§ What to produce
Reproduce every entry below precisely. Pictures are excluded from the copy.

Items from a data source:
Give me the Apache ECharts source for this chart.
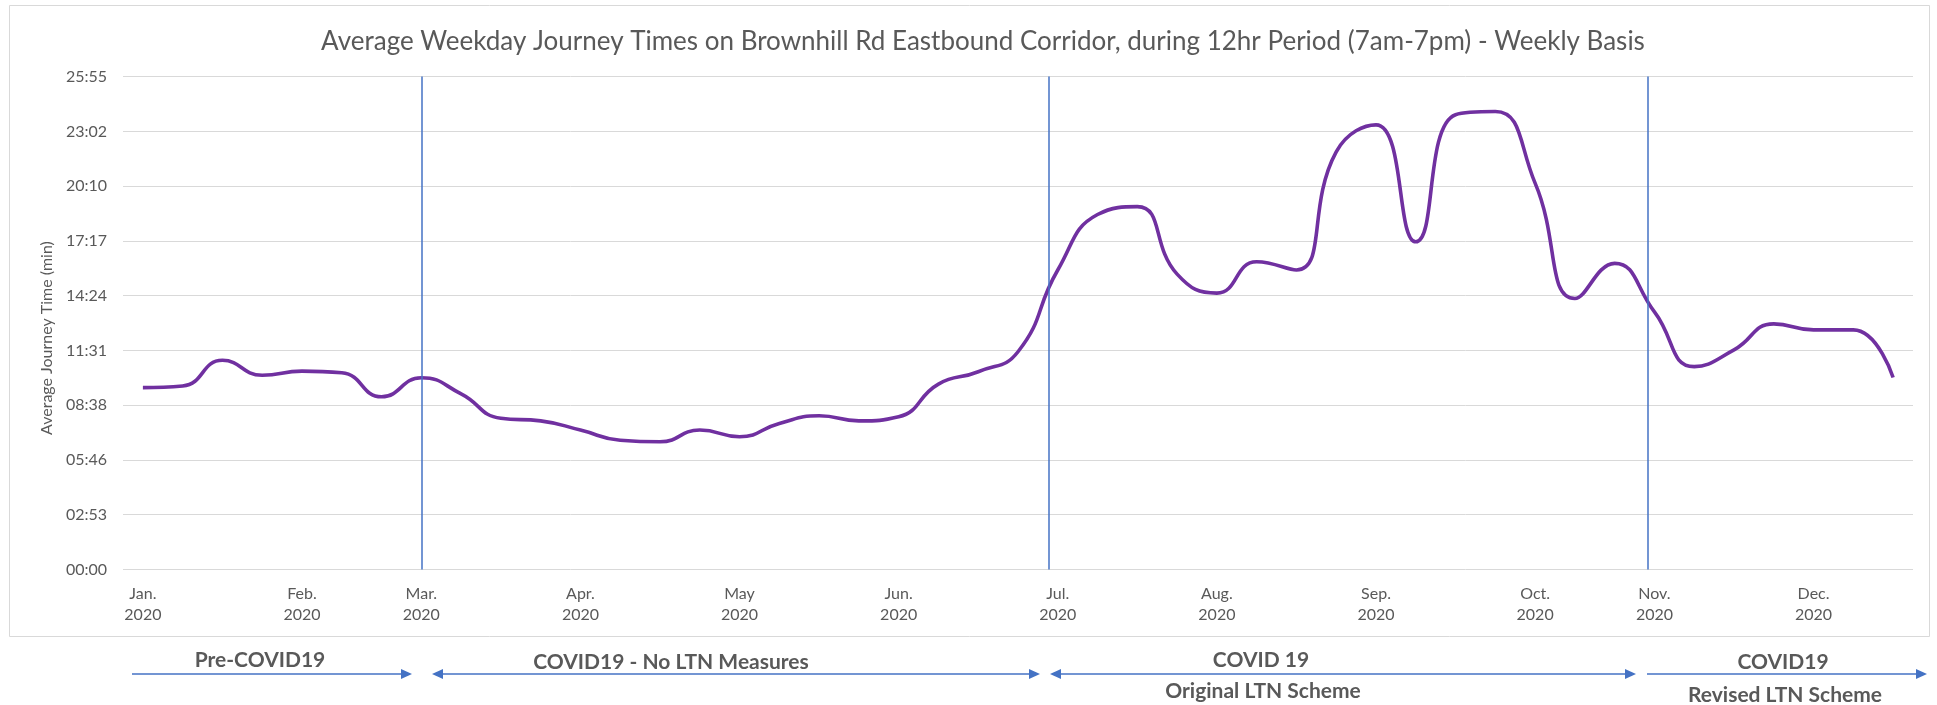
<!DOCTYPE html>
<html>
<head>
<meta charset="utf-8">
<title>Brownhill Rd Eastbound journey times</title>
<script src="https://cdn.jsdelivr.net/npm/echarts@6/dist/echarts.min.js"></script>
<style>
  html, body { margin: 0; padding: 0; background: #fff; }
  #chart { width: 1937px; height: 705px; }
</style>
</head>
<body>
<div id="chart"></div>
<script>
// weekly averages, Jan 2020 -> late Dec 2020, journey time in seconds
const journeySeconds = [
  574, 579, 660, 613, 626, 621, 545, 605, 554, 477, 469, 440,
  408, 403, 440, 419, 461, 485, 469, 482, 585, 624, 687, 945,
  1120, 1145, 932, 872, 971, 945, 1318, 1403, 1034, 1435, 1445, 1219,
  855, 966, 813, 640, 693, 775, 756, 756, 606
]

// week index that carries each month label
const monthWeeks = [0, 4, 7, 11, 15, 19, 23, 27, 31, 35, 38, 42]
const monthNames = ['Jan.', 'Feb.', 'Mar.', 'Apr.', 'May', 'Jun.', 'Jul.', 'Aug.', 'Sep.', 'Oct.', 'Nov.', 'Dec.']
const labelYear = '2020'

// excel time axis: major unit 0.002 day = 172.8 s
const yStep = 172.8
const yMax = 1555.2

// scheme boundaries (week index) and the phase captions under the chart
const phaseBreaks = [7, 22.78, 37.82]
const phaseTitles = ['Pre-COVID19', 'COVID19 - No LTN Measures', 'COVID 19', 'COVID19']
const phaseSubtitles = ['', '', 'Original LTN Scheme', 'Revised LTN Scheme']

const FONT = 'Lato'
const GREY = '#595959'
const BLUE = '#4472C4'

function pad(n) { return (n < 10 ? '0' : '') + n }
function mmss(v) {
  const s = Math.round(v)
  return pad(Math.floor(s / 60)) + ':' + pad(s % 60)
}

// arrow drawn as a line plus triangle heads
function arrow(x1, x2, y, headLeft, headRight) {
  const kids = [{
    type: 'line',
    shape: { x1: headLeft ? x1 + 8 : x1, y1: y, x2: headRight ? x2 - 8 : x2, y2: y },
    style: { stroke: BLUE, lineWidth: 1.5 }
  }]
  if (headRight) kids.push({ type: 'polygon', shape: { points: [[x2, y], [x2 - 11, y - 5], [x2 - 11, y + 5]] }, style: { fill: BLUE } })
  if (headLeft) kids.push({ type: 'polygon', shape: { points: [[x1, y], [x1 + 11, y - 5], [x1 + 11, y + 5]] }, style: { fill: BLUE } })
  return { type: 'group', silent: true, children: kids }
}

function caption(text, x, y) {
  return {
    type: 'text', x: x, y: y, silent: true,
    style: { text: text, fill: GREY, font: 'bold 21px ' + FONT, align: 'center', verticalAlign: 'middle' }
  }
}

const chart = echarts.init(document.getElementById('chart'))

const option = {
  animation: false,
  backgroundColor: '#fff',
  textStyle: { fontFamily: FONT },
  title: {
    text: 'Average Weekday Journey Times on Brownhill Rd Eastbound Corridor, during 12hr Period (7am-7pm) - Weekly Basis',
    left: 978, top: 24, textAlign: 'center',
    textStyle: { fontFamily: FONT, fontSize: 26, fontWeight: 'normal', color: GREY }
  },
  grid: { left: 123, right: 24, top: 76.6, bottom: 135.5 },
  xAxis: {
    type: 'value', min: -0.5, max: journeySeconds.length - 0.5,
    axisLine: { show: false }, axisTick: { show: false }, splitLine: { show: false },
    axisLabel: {
      customValues: monthWeeks,
      formatter: v => monthNames[monthWeeks.indexOf(v)] + '\n' + labelYear,
      color: GREY, fontSize: 16, lineHeight: 21, margin: 14
    }
  },
  yAxis: {
    type: 'value', min: 0, max: yMax, interval: yStep,
    name: 'Average Journey Time (min)', nameLocation: 'middle', nameGap: 62,
    nameTextStyle: { color: GREY, fontSize: 16, padding: [0, 30, 0, 0] },
    axisLine: { show: false }, axisTick: { show: false },
    axisLabel: { formatter: mmss, color: GREY, fontSize: 16, margin: 16 },
    splitLine: { lineStyle: { color: '#D9D9D9', width: 1 } }
  },
  series: [{
    type: 'line',
    data: journeySeconds.map((v, i) => [i, v]),
    smooth: 0.5,
    symbol: 'none',
    lineStyle: { color: '#7030A0', width: 3.6 },
    markLine: {
      silent: true, symbol: ['none', 'none'], label: { show: false },
      lineStyle: { color: BLUE, width: 1.5, type: 'solid' },
      data: phaseBreaks.map(x => ({ xAxis: x }))
    }
  }],
  graphic: [
    { type: 'rect', silent: true, shape: { x: 9.5, y: 5.5, width: 1920, height: 631 }, style: { fill: 'none', stroke: '#D9D9D9', lineWidth: 1 } },
    caption(phaseTitles[0], 260, 660),
    caption(phaseTitles[1], 671, 662),
    caption(phaseTitles[2], 1261, 660),
    caption(phaseSubtitles[2], 1263, 691),
    caption(phaseTitles[3], 1783, 662),
    caption(phaseSubtitles[3], 1785, 695),
    arrow(132, 412, 674, false, true),
    arrow(432, 1040, 674, true, true),
    arrow(1050, 1636, 674, true, true),
    arrow(1647, 1927, 674, false, true)
  ]
}

chart.setOption(option)
</script>
</body>
</html>
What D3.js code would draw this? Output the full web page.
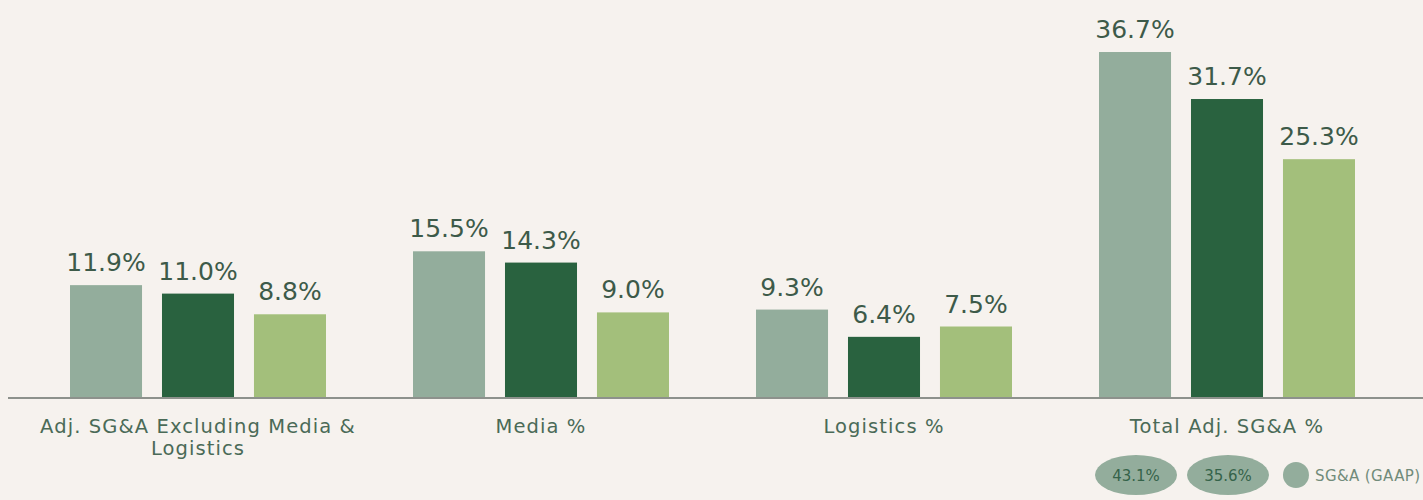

§ Full output
Give me the Apache ECharts source for this chart.
<!DOCTYPE html>
<html>
<head>
<meta charset="utf-8">
<title>Brownhill Rd Eastbound journey times</title>
<script src="https://cdn.jsdelivr.net/npm/echarts@6/dist/echarts.min.js"></script>
<style>
  html, body { margin: 0; padding: 0; background: #fff; }
  #chart { width: 1937px; height: 705px; }
</style>
</head>
<body>
<div id="chart"></div>
<script>
// weekly averages, Jan 2020 -> late Dec 2020, journey time in seconds
const journeySeconds = [
  574, 579, 660, 613, 626, 621, 545, 605, 554, 477, 469, 440,
  408, 403, 440, 419, 461, 485, 469, 482, 585, 624, 687, 945,
  1120, 1145, 932, 872, 971, 945, 1318, 1403, 1034, 1435, 1445, 1219,
  855, 966, 813, 640, 693, 775, 756, 756, 606
]

// week index that carries each month label
const monthWeeks = [0, 4, 7, 11, 15, 19, 23, 27, 31, 35, 38, 42]
const monthNames = ['Jan.', 'Feb.', 'Mar.', 'Apr.', 'May', 'Jun.', 'Jul.', 'Aug.', 'Sep.', 'Oct.', 'Nov.', 'Dec.']
const labelYear = '2020'

// excel time axis: major unit 0.002 day = 172.8 s
const yStep = 172.8
const yMax = 1555.2

// scheme boundaries (week index) and the phase captions under the chart
const phaseBreaks = [7, 22.78, 37.82]
const phaseTitles = ['Pre-COVID19', 'COVID19 - No LTN Measures', 'COVID 19', 'COVID19']
const phaseSubtitles = ['', '', 'Original LTN Scheme', 'Revised LTN Scheme']

const FONT = 'Lato'
const GREY = '#595959'
const BLUE = '#4472C4'

function pad(n) { return (n < 10 ? '0' : '') + n }
function mmss(v) {
  const s = Math.round(v)
  return pad(Math.floor(s / 60)) + ':' + pad(s % 60)
}

// arrow drawn as a line plus triangle heads
function arrow(x1, x2, y, headLeft, headRight) {
  const kids = [{
    type: 'line',
    shape: { x1: headLeft ? x1 + 8 : x1, y1: y, x2: headRight ? x2 - 8 : x2, y2: y },
    style: { stroke: BLUE, lineWidth: 1.5 }
  }]
  if (headRight) kids.push({ type: 'polygon', shape: { points: [[x2, y], [x2 - 11, y - 5], [x2 - 11, y + 5]] }, style: { fill: BLUE } })
  if (headLeft) kids.push({ type: 'polygon', shape: { points: [[x1, y], [x1 + 11, y - 5], [x1 + 11, y + 5]] }, style: { fill: BLUE } })
  return { type: 'group', silent: true, children: kids }
}

function caption(text, x, y) {
  return {
    type: 'text', x: x, y: y, silent: true,
    style: { text: text, fill: GREY, font: 'bold 21px ' + FONT, align: 'center', verticalAlign: 'middle' }
  }
}

const chart = echarts.init(document.getElementById('chart'))

const option = {
  animation: false,
  backgroundColor: '#fff',
  textStyle: { fontFamily: FONT },
  title: {
    text: 'Average Weekday Journey Times on Brownhill Rd Eastbound Corridor, during 12hr Period (7am-7pm) - Weekly Basis',
    left: 978, top: 24, textAlign: 'center',
    textStyle: { fontFamily: FONT, fontSize: 26, fontWeight: 'normal', color: GREY }
  },
  grid: { left: 123, right: 24, top: 76.6, bottom: 135.5 },
  xAxis: {
    type: 'value', min: -0.5, max: journeySeconds.length - 0.5,
    axisLine: { show: false }, axisTick: { show: false }, splitLine: { show: false },
    axisLabel: {
      customValues: monthWeeks,
      formatter: v => monthNames[monthWeeks.indexOf(v)] + '\n' + labelYear,
      color: GREY, fontSize: 16, lineHeight: 21, margin: 14
    }
  },
  yAxis: {
    type: 'value', min: 0, max: yMax, interval: yStep,
    name: 'Average Journey Time (min)', nameLocation: 'middle', nameGap: 62,
    nameTextStyle: { color: GREY, fontSize: 16, padding: [0, 30, 0, 0] },
    axisLine: { show: false }, axisTick: { show: false },
    axisLabel: { formatter: mmss, color: GREY, fontSize: 16, margin: 16 },
    splitLine: { lineStyle: { color: '#D9D9D9', width: 1 } }
  },
  series: [{
    type: 'line',
    data: journeySeconds.map((v, i) => [i, v]),
    smooth: 0.5,
    symbol: 'none',
    lineStyle: { color: '#7030A0', width: 3.6 },
    markLine: {
      silent: true, symbol: ['none', 'none'], label: { show: false },
      lineStyle: { color: BLUE, width: 1.5, type: 'solid' },
      data: phaseBreaks.map(x => ({ xAxis: x }))
    }
  }],
  graphic: [
    { type: 'rect', silent: true, shape: { x: 9.5, y: 5.5, width: 1920, height: 631 }, style: { fill: 'none', stroke: '#D9D9D9', lineWidth: 1 } },
    caption(phaseTitles[0], 260, 660),
    caption(phaseTitles[1], 671, 662),
    caption(phaseTitles[2], 1261, 660),
    caption(phaseSubtitles[2], 1263, 691),
    caption(phaseTitles[3], 1783, 662),
    caption(phaseSubtitles[3], 1785, 695),
    arrow(132, 412, 674, false, true),
    arrow(432, 1040, 674, true, true),
    arrow(1050, 1636, 674, true, true),
    arrow(1647, 1927, 674, false, true)
  ]
}

chart.setOption(option)
</script>
</body>
</html>
What D3.js code would draw this? Output the full web page.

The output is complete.